Wie schon gesagt auch das Maß der Beschäftigung ist für mich ein Aspekt: Kein Hütehund im echten Gebrauch muss das ganze Jahr über quasi jeden Tag Hochleitungen erbringen. Ein guter Hütehund muss vor allem eins können: Langeweile ertragen. Denn außer beim Umtrieb gibt's nicht so schrecklich viel zu tun... Speziell Hütehunde werden in Familien aber häufig regelrecht "Überfördert": Montags Agi, Dienstags Longieren, Mittwochs Frisbee, Donnerstags wieder Agi, Freitags eine lange Radtour, damit der Hund sich "mal richtig auspowern" kann, Samstags Gruppenunterricht, Sonntags Familienausflug... und zwischendrin noch ein paar Tricks und überall mit hin soll der Hund natürlich auch noch.... wo soll der Hund sich denn da bitte regenerieren?

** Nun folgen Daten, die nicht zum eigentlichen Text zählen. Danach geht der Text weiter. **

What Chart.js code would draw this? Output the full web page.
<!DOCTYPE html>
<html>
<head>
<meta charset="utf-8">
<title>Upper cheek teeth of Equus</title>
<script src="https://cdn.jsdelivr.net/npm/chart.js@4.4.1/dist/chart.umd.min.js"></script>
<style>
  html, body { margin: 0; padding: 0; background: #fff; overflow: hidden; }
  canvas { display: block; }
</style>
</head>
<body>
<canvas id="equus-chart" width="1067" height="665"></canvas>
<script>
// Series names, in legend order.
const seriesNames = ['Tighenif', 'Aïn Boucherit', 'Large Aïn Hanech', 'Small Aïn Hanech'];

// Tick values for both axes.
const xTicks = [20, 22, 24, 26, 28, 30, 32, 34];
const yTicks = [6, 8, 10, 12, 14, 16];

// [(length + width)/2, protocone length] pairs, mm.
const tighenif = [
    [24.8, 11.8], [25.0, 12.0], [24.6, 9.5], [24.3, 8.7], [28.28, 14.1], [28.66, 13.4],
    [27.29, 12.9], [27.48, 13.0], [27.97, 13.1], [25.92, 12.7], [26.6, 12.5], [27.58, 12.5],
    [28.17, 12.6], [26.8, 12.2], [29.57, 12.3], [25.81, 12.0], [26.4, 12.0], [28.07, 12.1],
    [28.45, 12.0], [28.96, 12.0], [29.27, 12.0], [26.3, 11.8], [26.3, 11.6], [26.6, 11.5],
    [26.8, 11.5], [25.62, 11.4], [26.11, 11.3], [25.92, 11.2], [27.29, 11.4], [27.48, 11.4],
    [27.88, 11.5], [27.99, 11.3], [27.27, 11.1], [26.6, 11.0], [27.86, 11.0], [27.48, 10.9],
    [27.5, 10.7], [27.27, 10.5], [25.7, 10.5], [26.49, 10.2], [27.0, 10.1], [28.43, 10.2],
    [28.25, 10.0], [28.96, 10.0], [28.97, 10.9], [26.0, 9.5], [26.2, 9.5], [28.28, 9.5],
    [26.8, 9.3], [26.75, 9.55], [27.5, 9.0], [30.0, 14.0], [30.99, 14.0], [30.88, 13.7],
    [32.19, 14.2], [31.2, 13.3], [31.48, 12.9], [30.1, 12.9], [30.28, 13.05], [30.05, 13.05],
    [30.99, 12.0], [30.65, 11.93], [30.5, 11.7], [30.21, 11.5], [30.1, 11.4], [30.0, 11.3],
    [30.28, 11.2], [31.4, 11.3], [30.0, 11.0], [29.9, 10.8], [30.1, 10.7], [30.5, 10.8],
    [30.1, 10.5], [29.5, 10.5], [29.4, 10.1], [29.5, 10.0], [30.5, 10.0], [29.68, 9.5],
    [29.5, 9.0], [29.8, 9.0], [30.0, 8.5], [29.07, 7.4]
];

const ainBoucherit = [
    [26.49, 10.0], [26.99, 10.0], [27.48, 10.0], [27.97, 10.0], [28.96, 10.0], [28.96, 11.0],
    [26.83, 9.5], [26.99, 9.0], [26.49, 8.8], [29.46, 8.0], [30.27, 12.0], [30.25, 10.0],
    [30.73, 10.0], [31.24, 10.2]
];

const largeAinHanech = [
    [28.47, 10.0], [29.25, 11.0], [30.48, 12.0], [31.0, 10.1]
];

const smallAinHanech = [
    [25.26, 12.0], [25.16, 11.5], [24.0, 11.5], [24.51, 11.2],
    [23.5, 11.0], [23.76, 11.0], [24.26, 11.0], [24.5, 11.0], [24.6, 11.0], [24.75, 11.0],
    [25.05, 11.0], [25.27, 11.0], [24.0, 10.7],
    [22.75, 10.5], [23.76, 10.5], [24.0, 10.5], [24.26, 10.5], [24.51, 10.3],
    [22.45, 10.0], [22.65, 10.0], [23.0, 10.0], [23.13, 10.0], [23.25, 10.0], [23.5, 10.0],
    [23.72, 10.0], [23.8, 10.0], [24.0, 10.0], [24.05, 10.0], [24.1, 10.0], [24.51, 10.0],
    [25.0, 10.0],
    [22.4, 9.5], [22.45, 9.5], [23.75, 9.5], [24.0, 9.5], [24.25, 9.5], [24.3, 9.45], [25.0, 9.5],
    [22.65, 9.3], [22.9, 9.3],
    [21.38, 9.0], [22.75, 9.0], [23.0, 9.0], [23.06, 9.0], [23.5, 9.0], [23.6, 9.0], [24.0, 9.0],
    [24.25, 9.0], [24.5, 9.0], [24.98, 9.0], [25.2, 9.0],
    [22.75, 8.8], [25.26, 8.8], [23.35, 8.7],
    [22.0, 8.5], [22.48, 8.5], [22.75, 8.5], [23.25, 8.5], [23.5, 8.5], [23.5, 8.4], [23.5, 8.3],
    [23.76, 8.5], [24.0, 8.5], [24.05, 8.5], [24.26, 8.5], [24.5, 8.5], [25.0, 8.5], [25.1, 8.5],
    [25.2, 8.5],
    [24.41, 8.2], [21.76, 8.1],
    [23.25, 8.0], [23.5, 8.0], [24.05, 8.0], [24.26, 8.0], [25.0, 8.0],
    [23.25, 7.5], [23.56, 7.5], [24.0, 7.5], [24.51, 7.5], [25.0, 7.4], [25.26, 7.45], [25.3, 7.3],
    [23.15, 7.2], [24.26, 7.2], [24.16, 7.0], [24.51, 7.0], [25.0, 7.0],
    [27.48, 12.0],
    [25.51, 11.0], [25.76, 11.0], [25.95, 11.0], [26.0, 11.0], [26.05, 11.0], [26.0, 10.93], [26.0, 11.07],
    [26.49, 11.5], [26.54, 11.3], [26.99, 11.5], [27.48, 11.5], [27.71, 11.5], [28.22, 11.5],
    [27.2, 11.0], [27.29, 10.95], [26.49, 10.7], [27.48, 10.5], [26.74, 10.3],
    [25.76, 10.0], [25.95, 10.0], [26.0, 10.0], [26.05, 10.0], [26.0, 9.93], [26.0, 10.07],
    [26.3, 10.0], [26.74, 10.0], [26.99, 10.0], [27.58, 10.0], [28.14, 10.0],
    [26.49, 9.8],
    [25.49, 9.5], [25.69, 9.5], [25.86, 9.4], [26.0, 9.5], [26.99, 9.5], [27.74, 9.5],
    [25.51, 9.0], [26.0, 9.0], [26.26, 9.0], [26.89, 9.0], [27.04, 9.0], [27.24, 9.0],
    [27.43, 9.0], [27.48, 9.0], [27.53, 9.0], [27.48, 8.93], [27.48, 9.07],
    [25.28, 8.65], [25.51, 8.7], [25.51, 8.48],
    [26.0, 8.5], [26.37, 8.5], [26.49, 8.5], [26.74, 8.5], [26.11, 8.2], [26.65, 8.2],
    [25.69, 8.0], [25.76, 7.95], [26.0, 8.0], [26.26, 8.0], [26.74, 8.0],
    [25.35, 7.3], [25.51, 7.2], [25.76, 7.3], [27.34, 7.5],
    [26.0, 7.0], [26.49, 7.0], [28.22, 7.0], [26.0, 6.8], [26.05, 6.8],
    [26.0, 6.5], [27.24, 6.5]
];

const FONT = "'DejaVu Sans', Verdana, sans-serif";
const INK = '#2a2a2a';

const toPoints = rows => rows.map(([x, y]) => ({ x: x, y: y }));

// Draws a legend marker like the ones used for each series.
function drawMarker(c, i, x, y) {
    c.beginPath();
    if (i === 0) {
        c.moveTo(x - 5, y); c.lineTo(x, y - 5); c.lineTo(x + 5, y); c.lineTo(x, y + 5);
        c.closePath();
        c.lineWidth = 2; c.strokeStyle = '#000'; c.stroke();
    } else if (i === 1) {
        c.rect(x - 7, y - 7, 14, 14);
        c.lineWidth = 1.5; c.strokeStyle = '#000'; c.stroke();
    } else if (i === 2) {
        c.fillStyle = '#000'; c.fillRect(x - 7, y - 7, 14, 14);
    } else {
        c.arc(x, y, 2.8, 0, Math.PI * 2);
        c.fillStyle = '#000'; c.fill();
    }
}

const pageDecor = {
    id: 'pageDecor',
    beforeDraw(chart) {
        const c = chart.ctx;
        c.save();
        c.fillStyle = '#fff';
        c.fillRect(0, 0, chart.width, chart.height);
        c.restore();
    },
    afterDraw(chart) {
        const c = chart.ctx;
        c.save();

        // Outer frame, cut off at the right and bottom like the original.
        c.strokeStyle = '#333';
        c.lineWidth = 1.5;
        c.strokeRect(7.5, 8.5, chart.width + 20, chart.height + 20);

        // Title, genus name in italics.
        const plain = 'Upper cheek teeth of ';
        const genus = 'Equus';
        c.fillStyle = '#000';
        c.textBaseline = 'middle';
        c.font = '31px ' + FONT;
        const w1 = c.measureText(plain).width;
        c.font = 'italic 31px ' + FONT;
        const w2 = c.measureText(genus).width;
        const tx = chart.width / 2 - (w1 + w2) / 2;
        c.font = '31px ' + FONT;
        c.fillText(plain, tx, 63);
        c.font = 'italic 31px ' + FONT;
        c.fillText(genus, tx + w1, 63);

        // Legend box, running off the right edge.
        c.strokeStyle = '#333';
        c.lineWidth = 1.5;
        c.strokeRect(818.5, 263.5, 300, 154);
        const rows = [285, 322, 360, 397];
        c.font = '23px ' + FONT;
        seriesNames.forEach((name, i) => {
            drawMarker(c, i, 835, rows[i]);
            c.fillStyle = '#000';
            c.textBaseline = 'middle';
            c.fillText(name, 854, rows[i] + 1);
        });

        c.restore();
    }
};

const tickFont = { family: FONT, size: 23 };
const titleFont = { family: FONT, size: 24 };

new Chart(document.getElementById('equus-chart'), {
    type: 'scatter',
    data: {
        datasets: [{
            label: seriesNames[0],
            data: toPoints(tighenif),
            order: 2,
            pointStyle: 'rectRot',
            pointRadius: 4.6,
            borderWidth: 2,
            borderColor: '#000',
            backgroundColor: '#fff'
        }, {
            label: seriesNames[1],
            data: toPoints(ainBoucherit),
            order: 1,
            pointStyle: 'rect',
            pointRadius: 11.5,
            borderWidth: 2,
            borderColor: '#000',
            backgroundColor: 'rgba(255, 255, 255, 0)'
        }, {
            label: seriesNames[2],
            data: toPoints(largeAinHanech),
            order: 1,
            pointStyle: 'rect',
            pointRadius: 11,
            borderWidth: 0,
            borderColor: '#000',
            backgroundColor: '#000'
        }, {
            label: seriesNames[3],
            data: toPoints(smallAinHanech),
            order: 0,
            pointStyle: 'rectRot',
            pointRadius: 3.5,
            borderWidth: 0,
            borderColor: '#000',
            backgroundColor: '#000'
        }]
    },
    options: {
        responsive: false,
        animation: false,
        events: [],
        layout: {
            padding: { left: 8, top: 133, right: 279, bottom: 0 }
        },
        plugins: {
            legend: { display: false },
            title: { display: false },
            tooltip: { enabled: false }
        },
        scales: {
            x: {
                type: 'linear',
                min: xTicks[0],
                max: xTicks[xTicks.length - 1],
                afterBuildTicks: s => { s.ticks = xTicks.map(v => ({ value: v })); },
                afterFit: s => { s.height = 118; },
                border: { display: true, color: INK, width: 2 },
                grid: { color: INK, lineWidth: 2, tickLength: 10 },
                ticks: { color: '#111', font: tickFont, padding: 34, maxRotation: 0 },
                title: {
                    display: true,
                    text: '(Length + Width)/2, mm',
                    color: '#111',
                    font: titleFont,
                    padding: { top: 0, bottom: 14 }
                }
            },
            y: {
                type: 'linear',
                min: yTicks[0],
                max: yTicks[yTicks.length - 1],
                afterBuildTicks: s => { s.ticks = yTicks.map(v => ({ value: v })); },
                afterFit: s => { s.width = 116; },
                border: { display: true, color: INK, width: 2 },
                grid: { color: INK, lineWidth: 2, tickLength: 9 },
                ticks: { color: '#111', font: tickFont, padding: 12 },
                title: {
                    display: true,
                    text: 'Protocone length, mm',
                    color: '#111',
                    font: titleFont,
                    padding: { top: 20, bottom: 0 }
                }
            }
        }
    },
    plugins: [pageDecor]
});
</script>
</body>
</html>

Und besonders bei Arbeitsrassen ist das ganze fatal, die fahren nämlich in einen Zustand, in dem sie immer noch mehr und noch mehr "fordern" und dabei psychisch völlig über drehen.
Nicht falsch verstehen, ich bin durchaus dafür aktiv etwas mit seinem Hund zu tun. Gerne auch einen Sport. Als Hobby für Hund und Halter. Aber ich bin für rassegerechte Auslastung - und die Betonung liegt hier bei "rassegerecht". Und das bedeutet auch, mit Maß auszulasten und eine Beschäftigung zu finden, die den angelegten Trieb auch wirklich befriedigt.